→ **Data lines**

══════════════════════════════

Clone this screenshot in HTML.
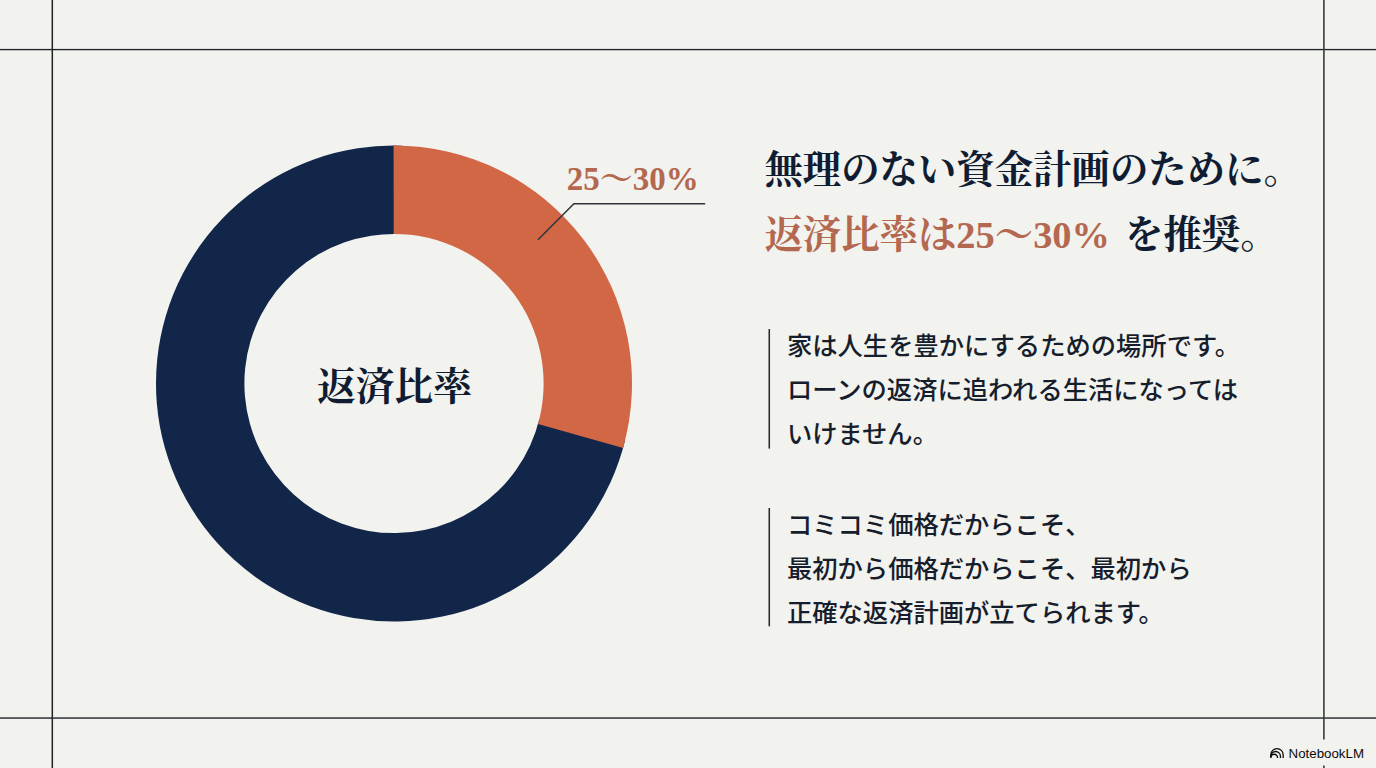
<!DOCTYPE html>
<html lang="ja">
<head>
<meta charset="utf-8">
<title>返済比率は25〜30%を推奨</title>
<style>
html,body{margin:0;padding:0;}
body{width:1376px;height:768px;overflow:hidden;background:#f2f2ee;position:relative;font-family:"Liberation Sans",sans-serif;}
#art{position:absolute;left:0;top:0;width:1376px;height:768px;display:block;}
.sf{font-family:"Liberation Serif","Noto Serif CJK SC",serif;}
.sn{font-family:"Liberation Sans","Noto Sans CJK JP",sans-serif;}
</style>
</head>
<body>
<svg id="art" width="1376" height="768" viewBox="0 0 1376 768">
<rect x="0" y="48.9" width="1376" height="1.35" fill="#1e2327"/><rect x="0" y="717.3" width="1376" height="1.5" fill="#2d3236"/><rect x="51.55" y="0" width="1.5" height="768" fill="#1f2428"/><rect x="1323.1" y="0" width="1.6" height="768" fill="#363c40"/>
<path fill="#12264a" d="M625.23 439.87A238.0 238.0 0 1 1 402.31 145.64L399.22 233.99A149.6 149.6 0 1 0 539.34 418.93Z"/>
<path fill="#d26745" d="M393.58 145.50A238.0 238.0 0 0 1 623.12 447.90L538.02 423.98A149.6 149.6 0 0 0 393.74 233.90Z"/>
<polyline fill="none" stroke="#30343a" stroke-width="1.5" stroke-linejoin="miter" points="538,239.7 573.9,203.75 705.2,203.75"/>
<text class="sf" x="566.7" y="190.3" font-size="33" font-weight="700" fill="#b3684f">25〜30%</text>
<text class="sf" x="317.1" y="399.6" font-size="38.7" font-weight="700" fill="#101c31">返済比率</text>
<text class="sf" x="764.4" y="183.4" font-size="38.4" font-weight="700" fill="#101c31">無理のない資金計画のために。</text>
<text class="sf" x="764.4" y="248.4" font-size="38.4" font-weight="700" fill="#b3684f">返済比率は25〜30%</text>
<text class="sf" x="1125" y="248.4" font-size="38.4" font-weight="700" fill="#101c31">を推奨。</text>
<g fill="#252a31"><rect x="768.5" y="329.0" width="1.55" height="119.6"/><rect x="768.5" y="508.0" width="1.55" height="118.3"/></g>
<text class="sn" x="786.95" y="355" font-size="25.3" font-weight="500" fill="#161e2d">家は人生を豊かにするための場所です。</text>
<text class="sn" x="786.95" y="399.2" font-size="25.3" font-weight="500" fill="#161e2d">ローンの返済に追われる生活になっては</text>
<text class="sn" x="786.95" y="443.1" font-size="25.3" font-weight="500" fill="#161e2d">いけません。</text>
<text class="sn" x="786.95" y="533.6" font-size="25.3" font-weight="500" fill="#161e2d">コミコミ価格だからこそ、</text>
<text class="sn" x="786.95" y="577.6" font-size="25.3" font-weight="500" fill="#161e2d">最初から価格だからこそ、最初から</text>
<text class="sn" x="786.95" y="621.6" font-size="25.3" font-weight="500" fill="#161e2d">正確な返済計画が立てられます。</text>
<rect x="1264" y="739.6" width="107" height="25.8" rx="3" fill="#f2f2ee"/>
<g fill="none" stroke="#0b0b0b" stroke-width="1.3" stroke-linecap="butt"><path d="M1270.85 758.0V754.7A6.16 6.16 0 0 1 1283.17 754.7V758.0"/><path d="M1270.85 756.3A4.8 4.8 0 0 1 1280.45 756.3V758.0"/><path d="M1270.85 757.6A3.34 3.34 0 0 1 1277.53 757.6V758.0"/></g>
<text x="1288.6" y="757.55" font-size="13.3" fill="#0b0b0b" font-family="&quot;Liberation Sans&quot;,sans-serif">NotebookLM</text>
</svg>
</body>
</html>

══════════════════════════════

→ **Exercise aim**
Extract the full listing above verbatim; pictures are to be left out of the copy.

→ **Answer**
Clone this screenshot in HTML.
<!DOCTYPE html>
<html lang="ja">
<head>
<meta charset="utf-8">
<title>返済比率は25〜30%を推奨</title>
<style>
html,body{margin:0;padding:0;}
body{width:1376px;height:768px;overflow:hidden;background:#f2f2ee;position:relative;font-family:"Liberation Sans",sans-serif;}
#art{position:absolute;left:0;top:0;width:1376px;height:768px;display:block;}
.sf{font-family:"Liberation Serif","Noto Serif CJK SC",serif;}
.sn{font-family:"Liberation Sans","Noto Sans CJK JP",sans-serif;}
</style>
</head>
<body>
<svg id="art" width="1376" height="768" viewBox="0 0 1376 768">
<rect x="0" y="48.9" width="1376" height="1.35" fill="#1e2327"/><rect x="0" y="717.3" width="1376" height="1.5" fill="#2d3236"/><rect x="51.55" y="0" width="1.5" height="768" fill="#1f2428"/><rect x="1323.1" y="0" width="1.6" height="768" fill="#363c40"/>
<path fill="#12264a" d="M625.23 439.87A238.0 238.0 0 1 1 402.31 145.64L399.22 233.99A149.6 149.6 0 1 0 539.34 418.93Z"/>
<path fill="#d26745" d="M393.58 145.50A238.0 238.0 0 0 1 623.12 447.90L538.02 423.98A149.6 149.6 0 0 0 393.74 233.90Z"/>
<polyline fill="none" stroke="#30343a" stroke-width="1.5" stroke-linejoin="miter" points="538,239.7 573.9,203.75 705.2,203.75"/>
<text class="sf" x="566.7" y="190.3" font-size="33" font-weight="700" fill="#b3684f">25〜30%</text>
<text class="sf" x="317.1" y="399.6" font-size="38.7" font-weight="700" fill="#101c31">返済比率</text>
<text class="sf" x="764.4" y="183.4" font-size="38.4" font-weight="700" fill="#101c31">無理のない資金計画のために。</text>
<text class="sf" x="764.4" y="248.4" font-size="38.4" font-weight="700" fill="#b3684f">返済比率は25〜30%</text>
<text class="sf" x="1125" y="248.4" font-size="38.4" font-weight="700" fill="#101c31">を推奨。</text>
<g fill="#252a31"><rect x="768.5" y="329.0" width="1.55" height="119.6"/><rect x="768.5" y="508.0" width="1.55" height="118.3"/></g>
<text class="sn" x="786.95" y="355" font-size="25.3" font-weight="500" fill="#161e2d">家は人生を豊かにするための場所です。</text>
<text class="sn" x="786.95" y="399.2" font-size="25.3" font-weight="500" fill="#161e2d">ローンの返済に追われる生活になっては</text>
<text class="sn" x="786.95" y="443.1" font-size="25.3" font-weight="500" fill="#161e2d">いけません。</text>
<text class="sn" x="786.95" y="533.6" font-size="25.3" font-weight="500" fill="#161e2d">コミコミ価格だからこそ、</text>
<text class="sn" x="786.95" y="577.6" font-size="25.3" font-weight="500" fill="#161e2d">最初から価格だからこそ、最初から</text>
<text class="sn" x="786.95" y="621.6" font-size="25.3" font-weight="500" fill="#161e2d">正確な返済計画が立てられます。</text>
<rect x="1264" y="739.6" width="107" height="25.8" rx="3" fill="#f2f2ee"/>
<g fill="none" stroke="#0b0b0b" stroke-width="1.3" stroke-linecap="butt"><path d="M1270.85 758.0V754.7A6.16 6.16 0 0 1 1283.17 754.7V758.0"/><path d="M1270.85 756.3A4.8 4.8 0 0 1 1280.45 756.3V758.0"/><path d="M1270.85 757.6A3.34 3.34 0 0 1 1277.53 757.6V758.0"/></g>
<text x="1288.6" y="757.55" font-size="13.3" fill="#0b0b0b" font-family="&quot;Liberation Sans&quot;,sans-serif">NotebookLM</text>
</svg>
</body>
</html>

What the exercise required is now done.